TASK DETAILS –
From the entries provided below, copy each line that contains the word "this".

Code that draws figures
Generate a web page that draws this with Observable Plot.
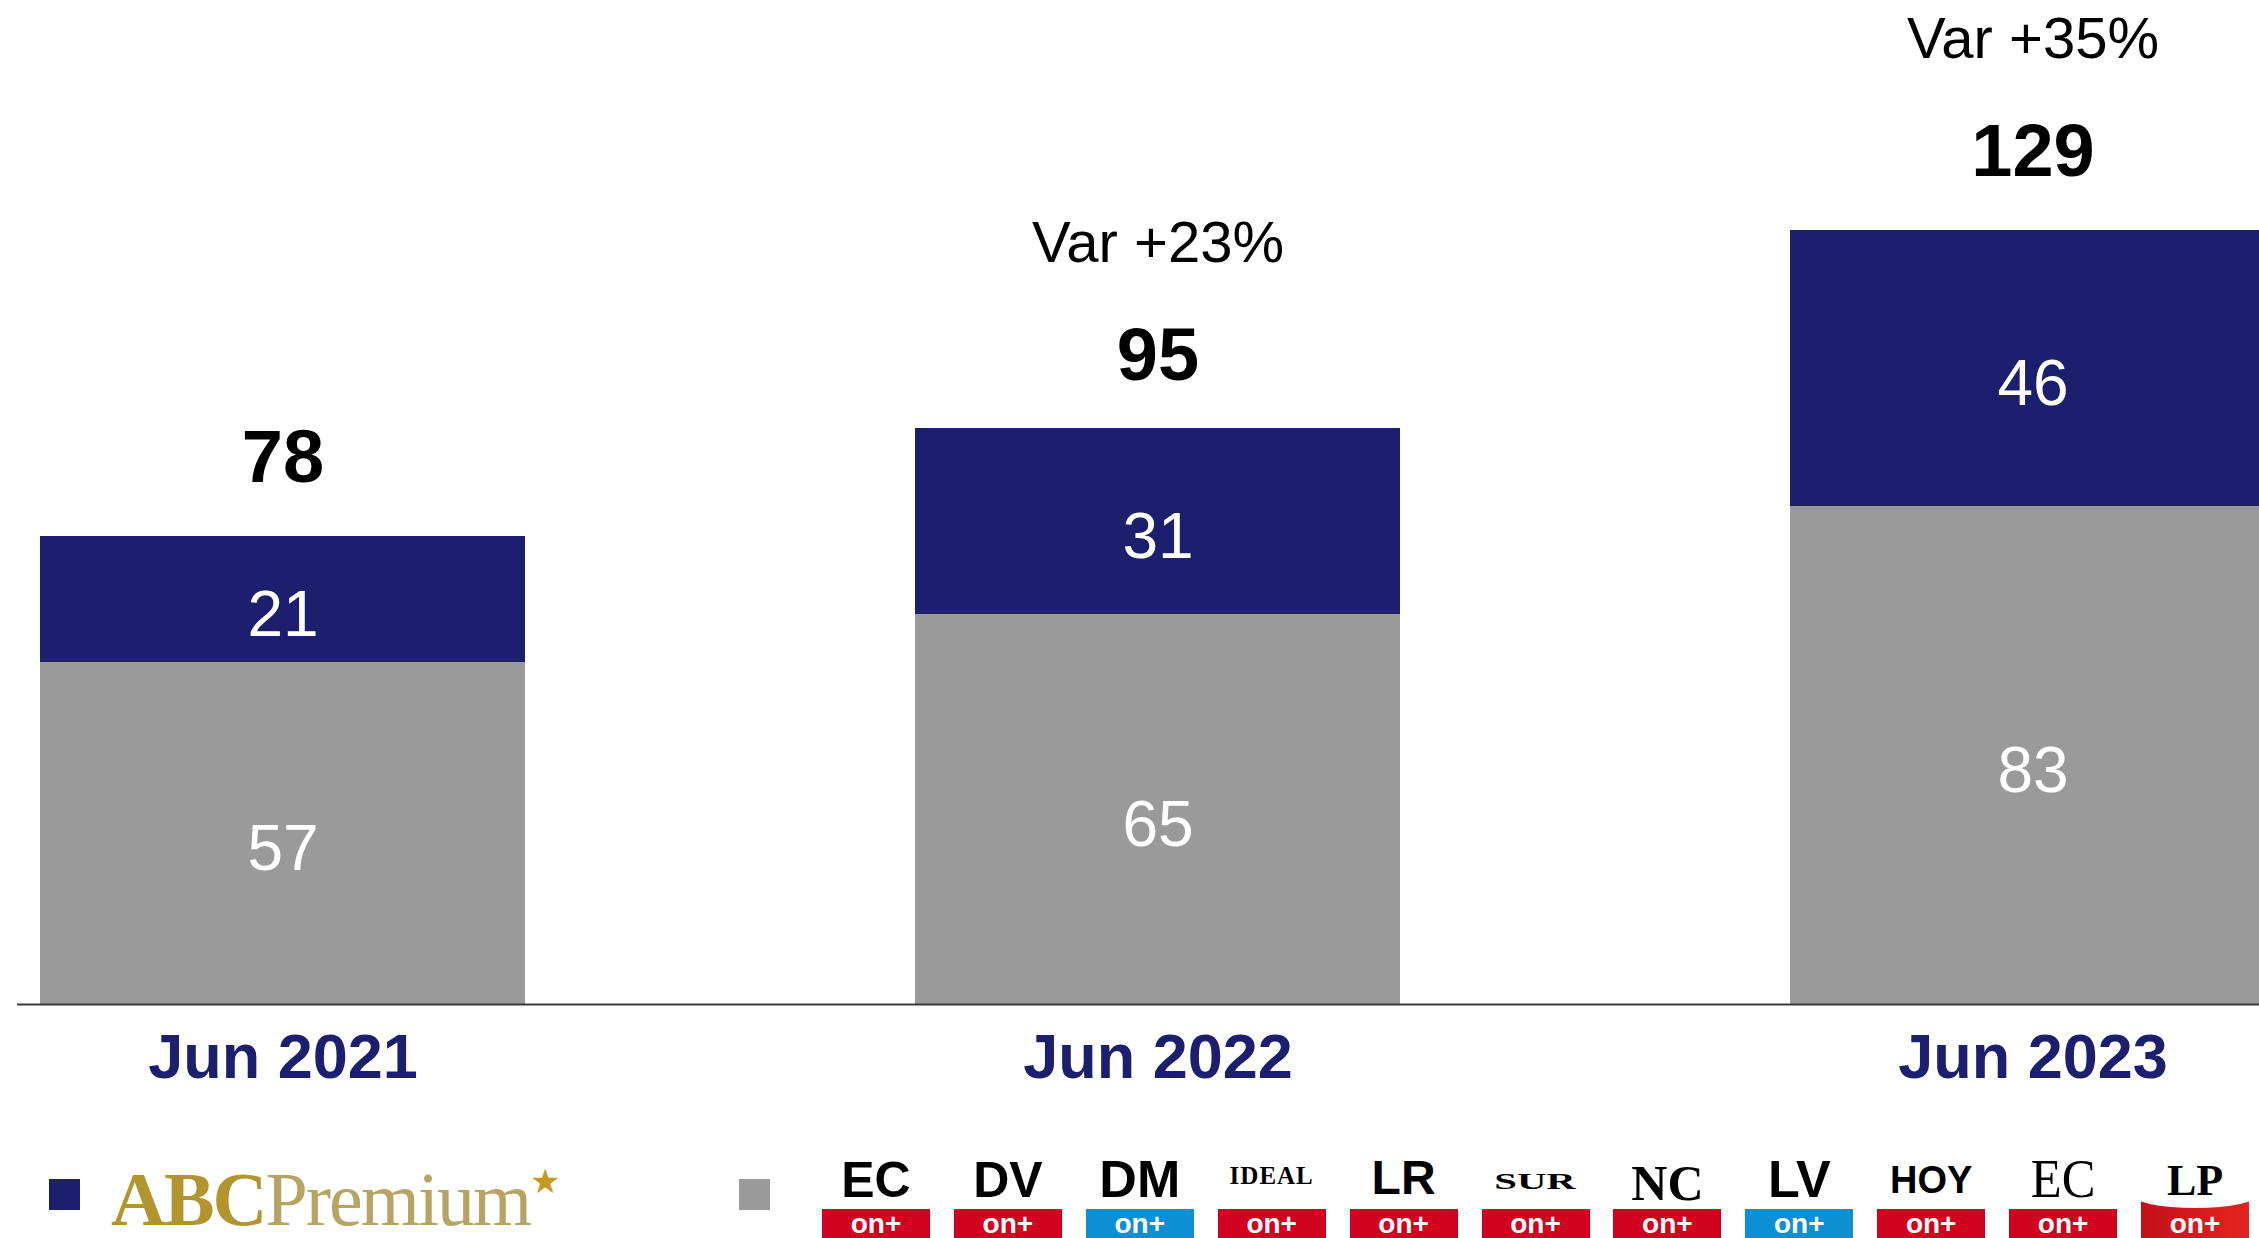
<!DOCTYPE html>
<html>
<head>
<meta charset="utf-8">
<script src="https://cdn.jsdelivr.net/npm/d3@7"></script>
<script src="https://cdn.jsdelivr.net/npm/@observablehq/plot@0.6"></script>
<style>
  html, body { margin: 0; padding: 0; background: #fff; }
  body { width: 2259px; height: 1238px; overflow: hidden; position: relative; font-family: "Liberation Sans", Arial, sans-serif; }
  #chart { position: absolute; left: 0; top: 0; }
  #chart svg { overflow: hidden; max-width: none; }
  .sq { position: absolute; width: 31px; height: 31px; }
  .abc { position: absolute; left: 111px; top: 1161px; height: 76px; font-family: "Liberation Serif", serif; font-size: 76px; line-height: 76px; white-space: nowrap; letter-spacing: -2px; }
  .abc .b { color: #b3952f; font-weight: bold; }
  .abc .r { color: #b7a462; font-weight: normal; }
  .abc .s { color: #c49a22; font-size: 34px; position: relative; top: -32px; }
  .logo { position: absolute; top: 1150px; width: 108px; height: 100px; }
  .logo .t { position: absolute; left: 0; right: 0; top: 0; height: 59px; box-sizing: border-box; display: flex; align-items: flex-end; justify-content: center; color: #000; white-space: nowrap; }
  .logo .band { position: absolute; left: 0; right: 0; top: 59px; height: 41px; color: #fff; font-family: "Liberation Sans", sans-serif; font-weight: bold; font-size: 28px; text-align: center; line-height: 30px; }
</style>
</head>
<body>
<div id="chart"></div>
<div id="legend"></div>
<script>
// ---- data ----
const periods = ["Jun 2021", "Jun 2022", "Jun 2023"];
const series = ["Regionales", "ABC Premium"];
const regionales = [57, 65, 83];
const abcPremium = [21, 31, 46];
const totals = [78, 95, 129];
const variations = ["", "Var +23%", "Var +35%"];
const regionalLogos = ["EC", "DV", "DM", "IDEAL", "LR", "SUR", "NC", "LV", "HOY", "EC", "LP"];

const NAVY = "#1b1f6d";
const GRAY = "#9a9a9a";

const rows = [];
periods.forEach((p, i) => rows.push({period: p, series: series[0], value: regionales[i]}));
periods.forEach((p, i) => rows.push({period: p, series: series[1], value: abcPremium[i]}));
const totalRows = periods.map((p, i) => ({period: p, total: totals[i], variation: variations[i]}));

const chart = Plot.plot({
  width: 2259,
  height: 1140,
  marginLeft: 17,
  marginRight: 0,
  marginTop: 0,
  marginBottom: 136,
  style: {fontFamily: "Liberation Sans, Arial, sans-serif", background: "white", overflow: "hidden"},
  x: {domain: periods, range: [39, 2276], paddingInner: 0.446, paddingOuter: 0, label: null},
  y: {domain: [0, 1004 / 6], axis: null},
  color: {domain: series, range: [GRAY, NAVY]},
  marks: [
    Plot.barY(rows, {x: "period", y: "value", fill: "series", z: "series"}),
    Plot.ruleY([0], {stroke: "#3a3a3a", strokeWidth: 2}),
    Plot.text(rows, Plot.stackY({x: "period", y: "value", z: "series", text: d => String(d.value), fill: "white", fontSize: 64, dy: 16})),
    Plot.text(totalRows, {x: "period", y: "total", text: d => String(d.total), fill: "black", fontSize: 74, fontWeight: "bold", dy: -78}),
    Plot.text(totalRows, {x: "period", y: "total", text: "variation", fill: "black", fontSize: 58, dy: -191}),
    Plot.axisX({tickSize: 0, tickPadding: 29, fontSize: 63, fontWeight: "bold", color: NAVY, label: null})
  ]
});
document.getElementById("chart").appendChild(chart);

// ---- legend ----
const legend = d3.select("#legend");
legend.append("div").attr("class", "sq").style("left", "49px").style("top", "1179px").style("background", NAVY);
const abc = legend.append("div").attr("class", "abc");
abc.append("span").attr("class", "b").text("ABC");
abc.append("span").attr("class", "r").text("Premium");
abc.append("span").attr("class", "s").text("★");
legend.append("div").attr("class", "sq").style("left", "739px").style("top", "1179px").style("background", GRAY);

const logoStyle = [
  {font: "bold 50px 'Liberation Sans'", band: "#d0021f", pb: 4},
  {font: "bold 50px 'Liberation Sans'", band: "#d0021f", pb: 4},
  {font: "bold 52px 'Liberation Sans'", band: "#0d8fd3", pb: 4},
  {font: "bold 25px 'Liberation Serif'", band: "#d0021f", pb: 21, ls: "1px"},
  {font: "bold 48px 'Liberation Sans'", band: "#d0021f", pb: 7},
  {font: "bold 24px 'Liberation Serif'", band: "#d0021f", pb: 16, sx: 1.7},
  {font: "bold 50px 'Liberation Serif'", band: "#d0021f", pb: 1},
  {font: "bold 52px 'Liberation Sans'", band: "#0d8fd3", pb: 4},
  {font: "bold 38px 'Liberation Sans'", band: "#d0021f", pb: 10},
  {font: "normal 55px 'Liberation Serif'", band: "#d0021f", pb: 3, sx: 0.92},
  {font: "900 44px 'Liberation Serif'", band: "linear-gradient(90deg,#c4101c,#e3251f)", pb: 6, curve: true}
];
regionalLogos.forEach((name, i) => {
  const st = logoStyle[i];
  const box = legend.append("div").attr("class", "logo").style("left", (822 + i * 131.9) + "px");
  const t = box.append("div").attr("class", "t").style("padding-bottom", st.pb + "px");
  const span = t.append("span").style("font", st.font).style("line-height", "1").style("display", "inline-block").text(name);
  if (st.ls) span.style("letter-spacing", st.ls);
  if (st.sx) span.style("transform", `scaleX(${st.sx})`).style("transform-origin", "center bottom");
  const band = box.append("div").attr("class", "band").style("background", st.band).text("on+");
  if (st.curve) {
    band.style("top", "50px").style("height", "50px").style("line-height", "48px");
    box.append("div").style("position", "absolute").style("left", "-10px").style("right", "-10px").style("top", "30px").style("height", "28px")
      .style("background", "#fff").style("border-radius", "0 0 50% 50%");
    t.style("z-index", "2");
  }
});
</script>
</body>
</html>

...

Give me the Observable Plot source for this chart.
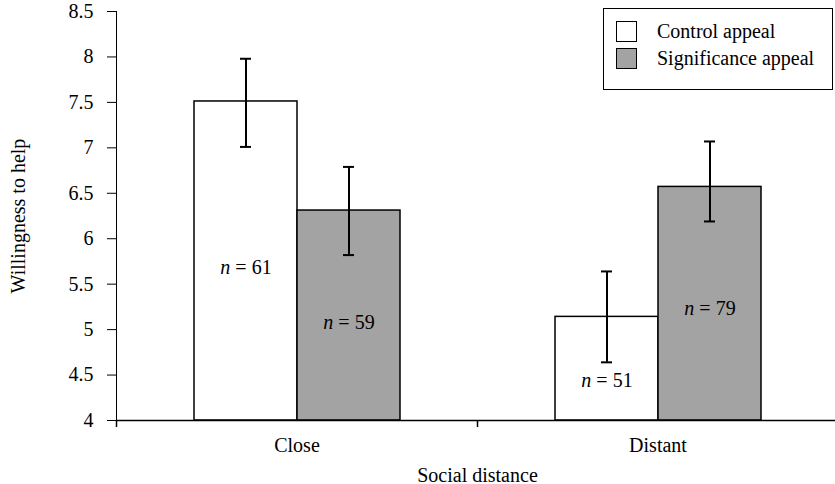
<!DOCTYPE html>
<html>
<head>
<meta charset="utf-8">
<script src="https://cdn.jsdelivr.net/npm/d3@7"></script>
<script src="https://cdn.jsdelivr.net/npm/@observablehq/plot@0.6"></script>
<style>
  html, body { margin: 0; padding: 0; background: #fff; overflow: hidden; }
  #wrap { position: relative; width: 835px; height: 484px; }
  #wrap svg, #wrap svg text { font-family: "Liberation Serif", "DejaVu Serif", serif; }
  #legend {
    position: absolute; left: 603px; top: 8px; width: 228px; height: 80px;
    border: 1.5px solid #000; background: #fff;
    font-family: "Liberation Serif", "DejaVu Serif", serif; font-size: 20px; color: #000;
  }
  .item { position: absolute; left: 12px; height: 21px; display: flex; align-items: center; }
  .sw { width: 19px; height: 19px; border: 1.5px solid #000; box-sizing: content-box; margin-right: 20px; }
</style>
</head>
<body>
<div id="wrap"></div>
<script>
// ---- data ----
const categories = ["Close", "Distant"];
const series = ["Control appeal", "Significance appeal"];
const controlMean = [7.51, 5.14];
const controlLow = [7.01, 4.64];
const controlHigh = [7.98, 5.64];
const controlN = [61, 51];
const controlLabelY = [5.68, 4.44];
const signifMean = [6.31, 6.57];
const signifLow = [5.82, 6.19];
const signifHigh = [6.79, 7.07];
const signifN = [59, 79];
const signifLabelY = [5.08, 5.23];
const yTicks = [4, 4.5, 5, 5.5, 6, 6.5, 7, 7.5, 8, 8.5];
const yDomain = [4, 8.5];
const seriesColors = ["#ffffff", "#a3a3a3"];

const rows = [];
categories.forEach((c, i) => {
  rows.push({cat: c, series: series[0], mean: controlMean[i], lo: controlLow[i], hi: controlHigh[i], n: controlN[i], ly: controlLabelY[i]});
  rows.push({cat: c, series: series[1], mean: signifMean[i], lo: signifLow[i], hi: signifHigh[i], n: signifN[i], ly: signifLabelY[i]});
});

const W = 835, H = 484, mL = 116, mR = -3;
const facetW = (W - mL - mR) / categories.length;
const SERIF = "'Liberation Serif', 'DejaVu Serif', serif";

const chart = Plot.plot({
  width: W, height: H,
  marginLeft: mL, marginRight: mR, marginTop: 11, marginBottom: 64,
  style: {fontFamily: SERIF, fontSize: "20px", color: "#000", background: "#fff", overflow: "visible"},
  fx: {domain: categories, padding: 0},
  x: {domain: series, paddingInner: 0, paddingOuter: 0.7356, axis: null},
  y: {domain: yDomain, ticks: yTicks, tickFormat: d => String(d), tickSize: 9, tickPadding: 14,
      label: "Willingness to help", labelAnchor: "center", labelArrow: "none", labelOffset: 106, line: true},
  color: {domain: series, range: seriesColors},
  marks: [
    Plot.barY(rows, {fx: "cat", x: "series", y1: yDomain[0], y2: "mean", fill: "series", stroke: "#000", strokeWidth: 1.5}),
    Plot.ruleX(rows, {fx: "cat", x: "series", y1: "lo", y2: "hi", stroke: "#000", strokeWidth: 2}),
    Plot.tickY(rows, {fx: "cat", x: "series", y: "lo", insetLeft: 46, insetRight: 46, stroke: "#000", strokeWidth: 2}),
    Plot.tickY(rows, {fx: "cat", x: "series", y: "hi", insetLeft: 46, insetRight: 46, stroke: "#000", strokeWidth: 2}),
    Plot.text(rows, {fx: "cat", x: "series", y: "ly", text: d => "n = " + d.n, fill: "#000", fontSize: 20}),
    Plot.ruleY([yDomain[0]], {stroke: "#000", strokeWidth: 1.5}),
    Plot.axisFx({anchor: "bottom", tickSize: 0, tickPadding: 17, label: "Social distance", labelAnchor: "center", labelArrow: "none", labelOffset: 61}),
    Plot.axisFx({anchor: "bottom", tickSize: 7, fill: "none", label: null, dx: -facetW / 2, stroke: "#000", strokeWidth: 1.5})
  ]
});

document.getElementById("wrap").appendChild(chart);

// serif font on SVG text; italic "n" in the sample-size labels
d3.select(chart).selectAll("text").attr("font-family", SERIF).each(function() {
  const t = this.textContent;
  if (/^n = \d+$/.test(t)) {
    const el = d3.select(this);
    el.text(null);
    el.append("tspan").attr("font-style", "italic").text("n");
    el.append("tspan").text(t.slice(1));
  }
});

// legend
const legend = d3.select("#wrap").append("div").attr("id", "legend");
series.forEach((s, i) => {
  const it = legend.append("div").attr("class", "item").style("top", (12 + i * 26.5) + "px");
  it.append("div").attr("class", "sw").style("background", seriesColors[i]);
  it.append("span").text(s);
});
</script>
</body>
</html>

FULL SOLUTION –
Generate a web page that draws this with Observable Plot.
Give me the Observable Plot source for this chart.
  const t = this.textContent;
    const el = d3.select(this);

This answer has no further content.